How about that laser-point accuracy McCoy showed time and again on those slant and hook routes that made Jordan Shipley a star?
Doesn't matter if you do or don't, because plays like that are relics of the past for Longhorn football.
So now Mack Brown and the offensive staff have set out to reshape the familiar and turn the 2010 Longhorns into a run first, run second, and then play action from center third type of unit.
Talk about your Texas-sized tasks.
Offensive schemes like this one are as much a mindset as they are X's and O's in a playbook. From the line sets (which we talked about already), to the use of a fullback, to wide receivers that will get to figure out how to block down on Big 12-caliber linebackers, this is no easy task.
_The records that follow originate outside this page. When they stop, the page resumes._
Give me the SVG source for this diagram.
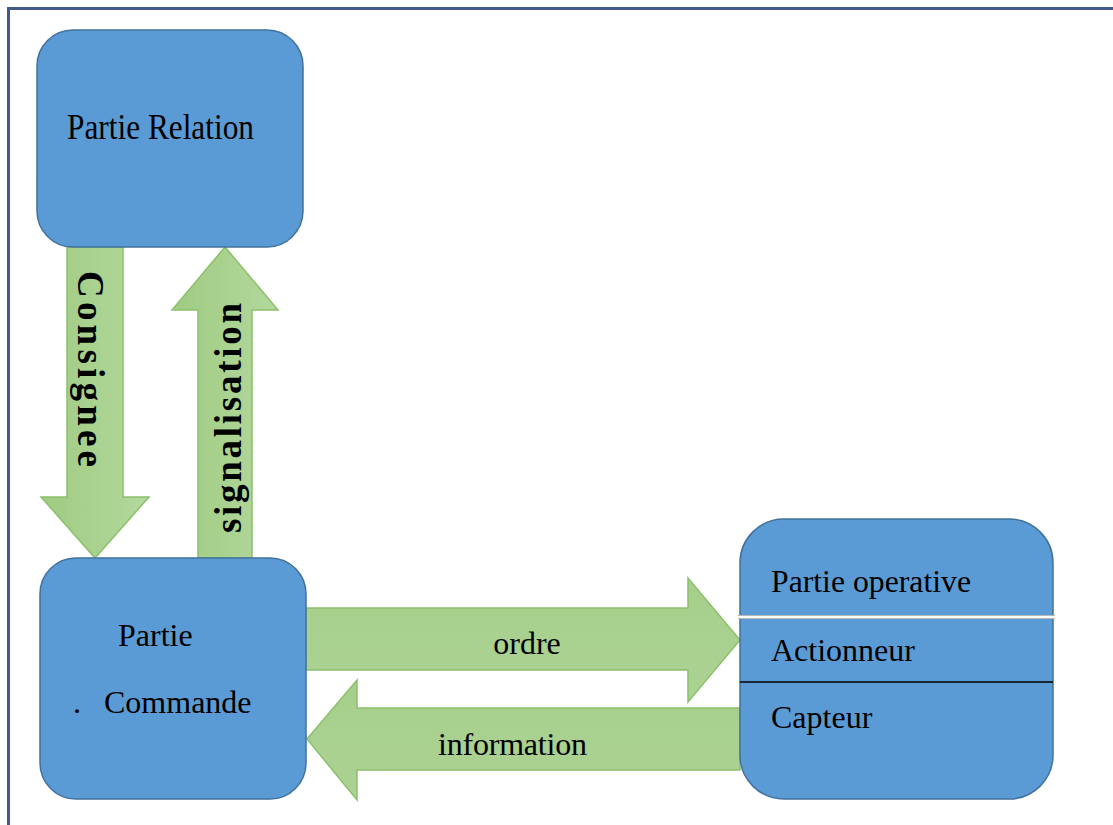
<svg xmlns="http://www.w3.org/2000/svg" width="1113" height="825" viewBox="0 0 1113 825">
  <defs>
    <linearGradient id="gv" x1="0" y1="0" x2="1" y2="0">
      <stop offset="0" stop-color="#9fcb82"/>
      <stop offset="1" stop-color="#b3d89d"/>
    </linearGradient>
    <linearGradient id="gh" x1="0" y1="0" x2="0" y2="1">
      <stop offset="0" stop-color="#a6cf8b"/>
      <stop offset="1" stop-color="#acd293"/>
    </linearGradient>
  </defs>
  <style>
    .box { fill: #5b9bd5; stroke: #41719c; stroke-width: 1.5; }
    .arrv { fill: url(#gv); stroke: #8cc06c; stroke-width: 1.5; stroke-linejoin: miter; }
    .arrh { fill: url(#gh); stroke: #8cc06c; stroke-width: 1.5; stroke-linejoin: miter; }
    .t { font-family: "Liberation Serif", "Times New Roman", serif; font-size: 32px; fill: #000; }
    .tb { font-family: "Liberation Serif", "Times New Roman", serif; font-size: 37px; font-weight: bold; fill: #000; }
  </style>
  <rect width="1113" height="825" fill="#ffffff"/>
  <g id="frame">
    <line x1="7" y1="8.5" x2="1113" y2="8.5" stroke="#42598a" stroke-width="3"/>
    <line x1="8.5" y1="7" x2="8.5" y2="825" stroke="#42598a" stroke-width="3"/>
  </g>
  <g id="connectors">
    <g id="consignee">
      <polygon class="arrv" points="67,247 123,247 123,497 149,497 95,558 41,497 67,497"/>
      <text class="tb" transform="translate(78,271) rotate(90)" textLength="196" lengthAdjust="spacing">Consignee</text>
    </g>
    <g id="signalisation">
      <polygon class="arrv" points="198,558 252,558 252,310 278,310 225,247 172,310 198,310"/>
      <text class="tb" transform="translate(241,533) rotate(-90)" textLength="230" lengthAdjust="spacing">signalisation</text>
    </g>
    <g id="ordre">
      <polygon class="arrh" points="306,608 688,608 688,578 740,640 688,702 688,670 306,670"/>
      <text class="t" x="527" y="654" text-anchor="middle">ordre</text>
    </g>
    <g id="information">
      <polygon class="arrh" points="740,708 357,708 357,680 307,739 357,800 357,770 740,770"/>
      <text class="t" x="438" y="755" textLength="149" lengthAdjust="spacing">information</text>
    </g>
  </g>
  <g id="partie-relation">
    <rect class="box" x="37" y="30" width="266" height="217" rx="36"/>
    <text class="t" transform="translate(67,139) scale(1,1.15)" textLength="187" lengthAdjust="spacingAndGlyphs">Partie Relation</text>
  </g>
  <g id="partie-commande">
    <rect class="box" x="40" y="558" width="266" height="241" rx="36"/>
    <text class="t" x="118" y="646">Partie</text>
    <text class="t" x="73" y="713">.</text>
    <text class="t" x="104" y="713">Commande</text>
  </g>
  <g id="partie-operative">
    <rect class="box" x="740" y="519" width="313" height="280" rx="44"/>
    <line x1="738" y1="617" x2="1055" y2="617" stroke="#b8b8b8" stroke-width="4"/>
    <line x1="738" y1="617" x2="1055" y2="617" stroke="#ffffff" stroke-width="2"/>
    <line x1="740" y1="682" x2="1053" y2="682" stroke="#000000" stroke-width="1.5"/>
    <text class="t" x="771" y="592" textLength="200" lengthAdjust="spacingAndGlyphs">Partie operative</text>
    <text class="t" x="771" y="661">Actionneur</text>
    <text class="t" x="771" y="728">Capteur</text>
  </g>
</svg>
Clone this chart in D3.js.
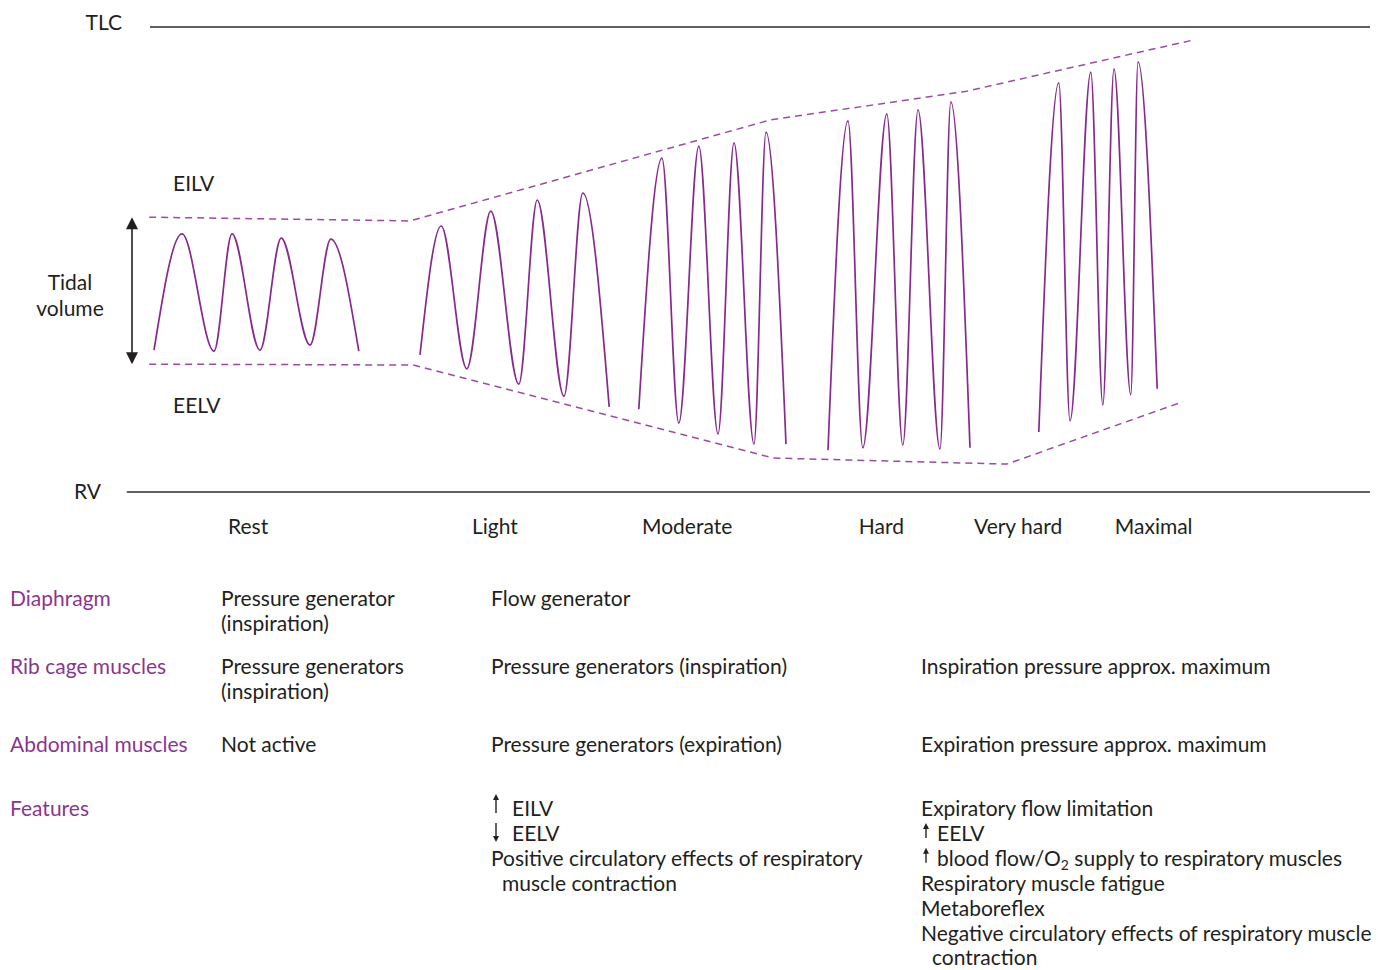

It's a task that better get going quick, because early season games feature teams like Texas Tech and UCLA, followed up by hated rivals Oklahoma and Nebraska. The last two will likely bring the best defenses this burgeoning offense will face.
Can offensive coordinator Greg Davis get this new scheme going so Garret Gilbert can find his comfort level—a comfort level that will allow the young signal caller to guide his team to BCS glory?
With all the factors weighed in, I say no.
If Texas is able to continue its current 10-game winning season streak, which now sits at nine years, they should be happy with that. Because the line between winning and losing in this game can come down to one play, one loss of composure.
When it's all said and done, I believe that Garrett Gilbert will have a good year, but a few timely mistakes will cost his team a chance at a run at a 2010 BCS game.